Christopher Aruffo, MFA, MBA, MSc, PhD

Theater review

Complex drama is engaging tale of honesty and family

By Glenn Kaufmann | Bloomington Herald-Times | Wednesday, May 9, 2007

Love, myth, murder, and the sticky sweet poison elixir of "Mad Honey" combined for a turbulent performance this past Thursday night at Bloomington Playwrights Project.  Set in New Hope, Pennsylvania, over a period of 17 years, playwright Amy Hartman's intense script tells an incredibly complex tale of twins separated at birth by a man who is in love with their mother, but who is not the children's father.  Stewart and Penny, the children, are sent by Postman Joe Tibits to live with two families in the community.  Postman Joe convinces Willow, the children's mother, to cut her hair and work as a hired hand named Billy for the family raising her daughter Penny.

Yes, it is a bit confusing and can be difficult to follow, but over time as more and more facts are revealed, everything makes sense.  In this rich drama about love and honesty, who and how are less important than why.  And as Penny and Stewart grow up and begin to live their lives oblivious to their true ancestry, Postman Joe's precarious web of deceit begins to unravel with tragic consequences.

In the play's beautifully staged opening scene, Joe and Willow stand over the body of her dead father.  We learn that Percy, the dead man, was a sin-eater-- a revered figure who is believed to literally swallow the sins of the recently departed, absolving them of their sins before their soul can move on.  Willow presses Joe to do the same for her father.  Joe agrees, and assumes the collective sins of the father, the townspeople, and all of their ancestors.
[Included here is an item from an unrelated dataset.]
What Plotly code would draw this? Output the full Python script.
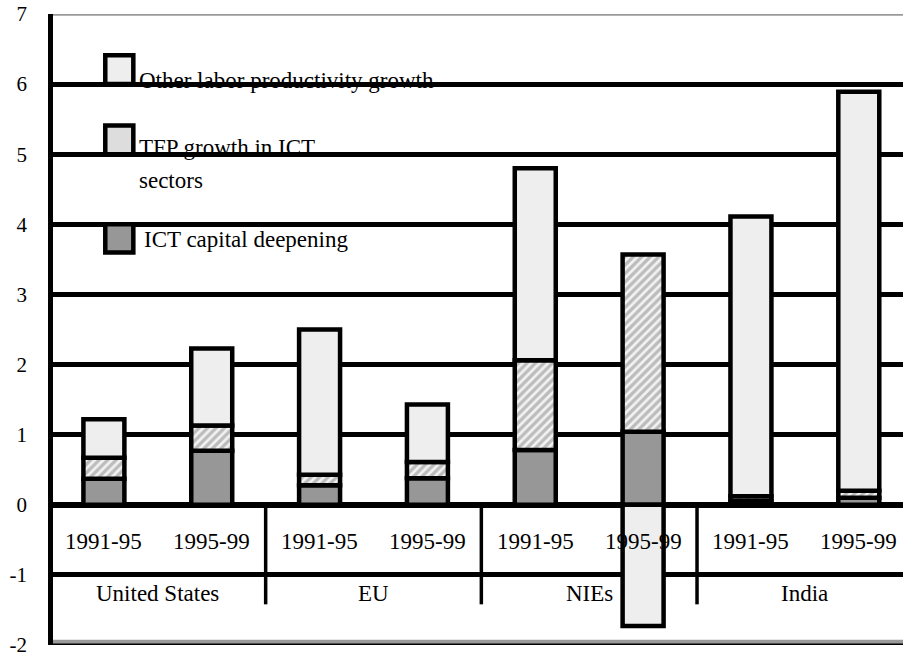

While Amy Hartman's script is complex and moving, and John Maness' direction is quite skillful, perhaps the most amazing part of this production is Chris Aruffo's portrayal of Postman Joe Tibits.

Because the role was initially cast with another actor, who had to leave the production due to a death in the family, Aruffo opened in the role last weekend with virtually no rehearsal.  Though he performs with script in hand, his characterization and intensity are quite affecting, and the thick Irish brogue required for the role is amazingly consistent.

In other roles, Anna Fiore is very moving as Billy, the gender-bending mother and hired hand at the eye of the storm.  Though a bit rushed at times, Freddie Rodriguez plays the earnest but conflicted Stewart to good effect.  And Sam Paul's portrayal of Willow exhibits a wonderful range of emotions.

Lee Burckes' setting for "Mad Honey" is a haunting, suggestive landscape that beautifully mirrors the fragility of the lives on stage.  Whitewashed, weathered windowpanes look out onto unrevealing black drapes, further restricting the emotional space of the characters.

In the end, Bloomington Playwrights Project's production of "Mad Honey" is a strong production of a tightly-woven emotional drama.  Whether you come for the intrigue of a family conflict, the curiosity of sin eating, or just for a thought-provoking night at the theater, "Mad Honey" will not disappoint you.